- **Work required**: Begin with the first line and repeat exactly through the line containing "Chart.register(...registerables);"; leave every image out.

- **Provided data**:

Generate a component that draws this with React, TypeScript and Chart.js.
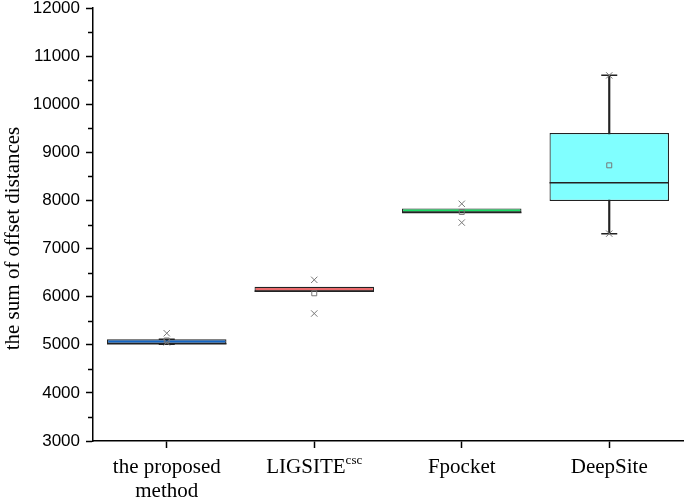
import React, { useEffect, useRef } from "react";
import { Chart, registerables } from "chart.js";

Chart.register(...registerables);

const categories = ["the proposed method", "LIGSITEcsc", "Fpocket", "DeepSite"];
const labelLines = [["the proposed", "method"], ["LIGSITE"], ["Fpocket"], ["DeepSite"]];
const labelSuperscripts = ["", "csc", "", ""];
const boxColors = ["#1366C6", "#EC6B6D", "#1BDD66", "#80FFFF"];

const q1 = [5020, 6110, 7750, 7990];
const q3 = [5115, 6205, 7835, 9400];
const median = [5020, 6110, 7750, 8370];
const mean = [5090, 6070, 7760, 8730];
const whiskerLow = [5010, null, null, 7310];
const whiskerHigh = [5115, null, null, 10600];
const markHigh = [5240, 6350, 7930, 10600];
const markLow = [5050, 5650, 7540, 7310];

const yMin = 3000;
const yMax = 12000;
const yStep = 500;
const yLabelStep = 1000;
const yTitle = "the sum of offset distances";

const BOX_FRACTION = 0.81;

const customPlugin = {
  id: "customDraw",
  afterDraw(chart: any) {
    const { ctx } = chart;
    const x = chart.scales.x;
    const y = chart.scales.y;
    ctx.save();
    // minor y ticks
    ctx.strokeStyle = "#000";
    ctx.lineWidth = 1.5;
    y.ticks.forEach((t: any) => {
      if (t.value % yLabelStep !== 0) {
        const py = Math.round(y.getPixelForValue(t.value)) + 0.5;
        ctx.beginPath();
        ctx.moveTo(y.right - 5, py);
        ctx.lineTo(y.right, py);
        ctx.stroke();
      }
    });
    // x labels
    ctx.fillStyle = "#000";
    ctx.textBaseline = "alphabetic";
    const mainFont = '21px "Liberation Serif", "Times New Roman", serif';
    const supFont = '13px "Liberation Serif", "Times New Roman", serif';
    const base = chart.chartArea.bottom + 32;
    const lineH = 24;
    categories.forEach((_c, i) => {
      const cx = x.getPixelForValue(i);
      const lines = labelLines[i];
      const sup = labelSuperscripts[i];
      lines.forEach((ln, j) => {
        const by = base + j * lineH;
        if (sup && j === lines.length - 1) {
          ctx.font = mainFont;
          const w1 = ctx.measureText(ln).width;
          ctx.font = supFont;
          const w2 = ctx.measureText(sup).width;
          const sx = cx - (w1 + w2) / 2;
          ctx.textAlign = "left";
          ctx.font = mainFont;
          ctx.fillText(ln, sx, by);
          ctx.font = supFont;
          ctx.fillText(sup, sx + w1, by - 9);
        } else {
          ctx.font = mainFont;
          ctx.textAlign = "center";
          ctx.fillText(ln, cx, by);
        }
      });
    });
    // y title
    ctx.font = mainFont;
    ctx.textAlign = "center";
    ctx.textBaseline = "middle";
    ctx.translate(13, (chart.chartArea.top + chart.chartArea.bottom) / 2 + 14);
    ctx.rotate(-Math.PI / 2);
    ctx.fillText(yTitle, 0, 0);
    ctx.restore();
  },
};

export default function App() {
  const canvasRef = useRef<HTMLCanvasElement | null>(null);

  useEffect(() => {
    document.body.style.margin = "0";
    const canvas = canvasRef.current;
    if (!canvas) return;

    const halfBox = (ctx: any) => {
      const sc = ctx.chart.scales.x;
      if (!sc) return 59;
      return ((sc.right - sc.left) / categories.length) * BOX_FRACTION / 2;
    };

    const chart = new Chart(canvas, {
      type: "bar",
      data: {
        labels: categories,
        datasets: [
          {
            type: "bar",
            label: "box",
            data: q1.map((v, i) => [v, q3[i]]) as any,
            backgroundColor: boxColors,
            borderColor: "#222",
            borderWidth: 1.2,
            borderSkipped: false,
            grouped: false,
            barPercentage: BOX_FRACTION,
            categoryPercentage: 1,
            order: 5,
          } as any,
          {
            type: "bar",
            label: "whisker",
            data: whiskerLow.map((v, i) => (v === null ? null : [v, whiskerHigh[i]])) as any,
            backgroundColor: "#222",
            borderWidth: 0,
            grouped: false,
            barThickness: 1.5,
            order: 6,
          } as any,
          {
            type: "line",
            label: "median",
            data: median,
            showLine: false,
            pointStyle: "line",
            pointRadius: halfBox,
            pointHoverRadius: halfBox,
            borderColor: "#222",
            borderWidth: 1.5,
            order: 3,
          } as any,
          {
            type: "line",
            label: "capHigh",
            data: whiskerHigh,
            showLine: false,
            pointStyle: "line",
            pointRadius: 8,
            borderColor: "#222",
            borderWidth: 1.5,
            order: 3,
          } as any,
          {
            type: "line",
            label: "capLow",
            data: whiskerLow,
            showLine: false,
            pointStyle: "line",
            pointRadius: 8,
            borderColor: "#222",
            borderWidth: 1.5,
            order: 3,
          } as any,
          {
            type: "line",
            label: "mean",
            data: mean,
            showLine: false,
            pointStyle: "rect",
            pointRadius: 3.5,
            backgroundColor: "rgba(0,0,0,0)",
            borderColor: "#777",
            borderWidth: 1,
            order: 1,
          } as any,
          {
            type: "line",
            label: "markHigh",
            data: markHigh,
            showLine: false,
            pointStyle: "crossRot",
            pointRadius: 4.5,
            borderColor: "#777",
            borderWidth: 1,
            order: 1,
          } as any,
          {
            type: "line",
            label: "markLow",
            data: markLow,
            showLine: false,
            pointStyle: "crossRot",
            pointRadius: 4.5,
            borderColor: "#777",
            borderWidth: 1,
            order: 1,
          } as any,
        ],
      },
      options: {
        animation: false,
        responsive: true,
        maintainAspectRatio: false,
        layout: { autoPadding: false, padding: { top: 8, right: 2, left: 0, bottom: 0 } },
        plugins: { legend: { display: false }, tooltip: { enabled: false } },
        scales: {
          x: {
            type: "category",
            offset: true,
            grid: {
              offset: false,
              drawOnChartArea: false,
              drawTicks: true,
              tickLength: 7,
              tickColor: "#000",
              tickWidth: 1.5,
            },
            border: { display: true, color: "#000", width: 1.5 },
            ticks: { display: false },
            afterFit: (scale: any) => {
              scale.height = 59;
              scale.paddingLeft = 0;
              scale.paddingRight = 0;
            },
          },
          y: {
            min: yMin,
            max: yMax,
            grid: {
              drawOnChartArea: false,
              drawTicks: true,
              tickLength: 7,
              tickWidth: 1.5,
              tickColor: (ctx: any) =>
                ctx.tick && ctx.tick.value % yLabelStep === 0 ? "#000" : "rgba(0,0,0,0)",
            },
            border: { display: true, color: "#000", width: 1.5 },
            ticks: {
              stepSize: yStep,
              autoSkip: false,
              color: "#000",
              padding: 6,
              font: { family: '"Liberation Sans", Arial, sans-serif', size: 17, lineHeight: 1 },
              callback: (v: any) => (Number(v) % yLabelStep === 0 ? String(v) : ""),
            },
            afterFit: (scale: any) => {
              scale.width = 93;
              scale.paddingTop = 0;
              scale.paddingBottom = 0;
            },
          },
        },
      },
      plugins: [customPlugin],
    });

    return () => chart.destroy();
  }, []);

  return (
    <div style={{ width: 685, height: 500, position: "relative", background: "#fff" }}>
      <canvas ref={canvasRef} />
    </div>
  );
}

- **Exercise result**:
Generate a component that draws this with React, TypeScript and Chart.js.
import React, { useEffect, useRef } from "react";
import { Chart, registerables } from "chart.js";

Chart.register(...registerables);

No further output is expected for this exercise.